= Jidvei wines =

Wines made in Romania

Jidvei wines are produced in Romania, within the Târnave wine region, along the two Târnave rivers: Târnave Mica and Târnava Mare. The Târnave region is situated in Jidvei, Alba County.

== History ==

Jidvei Wines is considered to be the second motherland of the Tarnave Wine Region. Tarnave recognizes that in the second half of the thirteenth century there was a mass colonization by the Saxons from the Mosel Rhine Valley. The Saxons founded Jidvei also known in German as Seiden.

The first agricultural unit, with wine-growing profile of great proportions, was founded in 1949 and has developed consistently, and as of the 2000s, has a cultivated area of approximately 2000 hectares.

The 1999 privatization of the wine-growing and fruit-growing sector and of the cellars offered the Târnave Vineyard new opportunities of development and affirmation of its capacities which led to increase exports and domestic sales.

== Natural environment ==

The vineyard is spread on a surface of about 2000 hectares (with around 250 hectares renewed every year) and it is situated at an altitude between 200-500 meters, with most of the vineyards set on southern exposure slopes, which makes the sun rays and atmospheric circulation to favor vine cultures.

The land benefits of a continental-plateau type climate with an average temperature of +9 °C (January −4 °C, July +18 °C). The moderate temperature during the grapes' maturing period determine slow oxidation reactions, helping to a continual accumulation of sugars and aromas and to a not so accentuated reduction of acidity. The soils are divided into three categories: forest brown, forest brown with different degrees of podzolisation and river-bank soils, all three types of soil enabling vine cultivation.

== Vine-growing and wine-making technologies ==

The production of grapes per hectare is between 3000 kilograms and 9000 kilograms with an average of around 6500 kilograms per hectare.
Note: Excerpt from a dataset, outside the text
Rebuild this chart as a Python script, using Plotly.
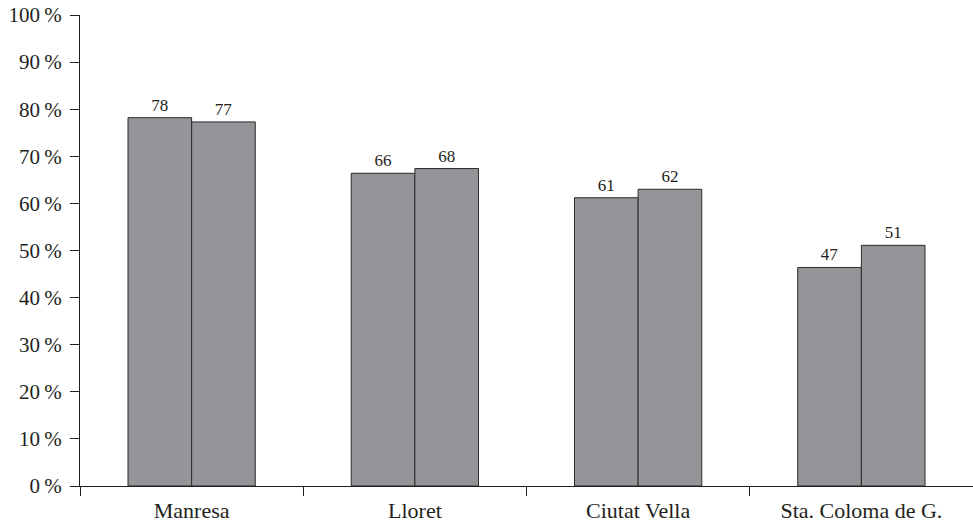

The constant concern for increasing not only the quantity, but also the quality of the Jidvei wines was translated through an extensive investment program that began with rehabilitating the vine-growing areas - a project worth 11 million Euro - and went on with investments in modern agricultural machinery and environmental-friendly vine-growing technologies.

The wine-making technologies have also been updated and, currently, the wine cellars are equipped with the latest wine-making machineries controlling every aspect of the process from fermentation to bottling.

These modern technologies together with the classical methods of aging in barrels or bottles – still preserved for some products like brandy or sparkling wine – do nothing more than to supplement the micro climate of the region and the high qualification of the oenology experts giving Jidvei wines remarkable organoleptic properties proven by numerous national and international awards.

== Wine sortiments ==

Sauvignon blanc
It is a dry, semi-dry or semi-sweet wine that brought the fame of Jidvei, both in Romania and abroad. It is described to have a herbal, aromatic and fruity flavor. It is a lively wine, mildly acid, extremely palatable and round. After appropriate aging, the bouquet and flavor become melon-like.

Muscat
It is a vigorous and delicate wine. Its dominant autumnal taste has a soft lemon flowers aroma.

Riesling
It is a variety with specific characteristics for this vineyard, mainly used for the production of dry wines, but could give semi-dry wines as well, if harvested late. It is lively, fresh, highly acid, with a slight exotic fruit flavor that is well appreciated both in Romania and abroad.

Fetească regală
It is a local variety which gained a special place among dry wines for its freshness, smoothness and fruity flavor. It has a remarkable balance and fruity flavor. Its acidity, slightly higher than in other Jidvei wines, makes it lively and attractive to numerous consumers.

Muscat Ottonel
It is a wine that made Jidvei its second homeland. Its color goes from straw yellow to gold, the aroma from dry, semi-dry to sweet. Its flavor is that of ripe grapes, with attractive taste. It is an aromatic wine, much like scented lemon flowers or sage essence.

Gewürztraminer
It is produced in a wide variety, from dry to sweet. Its color is yellow-green to gold or amber-gold, after several aging years. Its specific and distinct aroma resembles that of roses. The taste is slightly spicy, but otherwise smooth and velvety. Through aging it becomes full-bodied, slightly bitter and has a hazelnut flavor.

Pinot gris
it is a very attractive wine, thanks to its noble and delicate taste from dry to semi-sweet. The color of this wine varies from straw yellow to gold.

Riesling Târnave Castle
Reminiscent of the Transylvanian knights' banquets, is a semi-dry wine that combines in its aroma ripe apple flavor with vine flower scent. It has been described as crystal clear, with yellow-whitish glows end emerald irisations, filled with liveliness and distinction.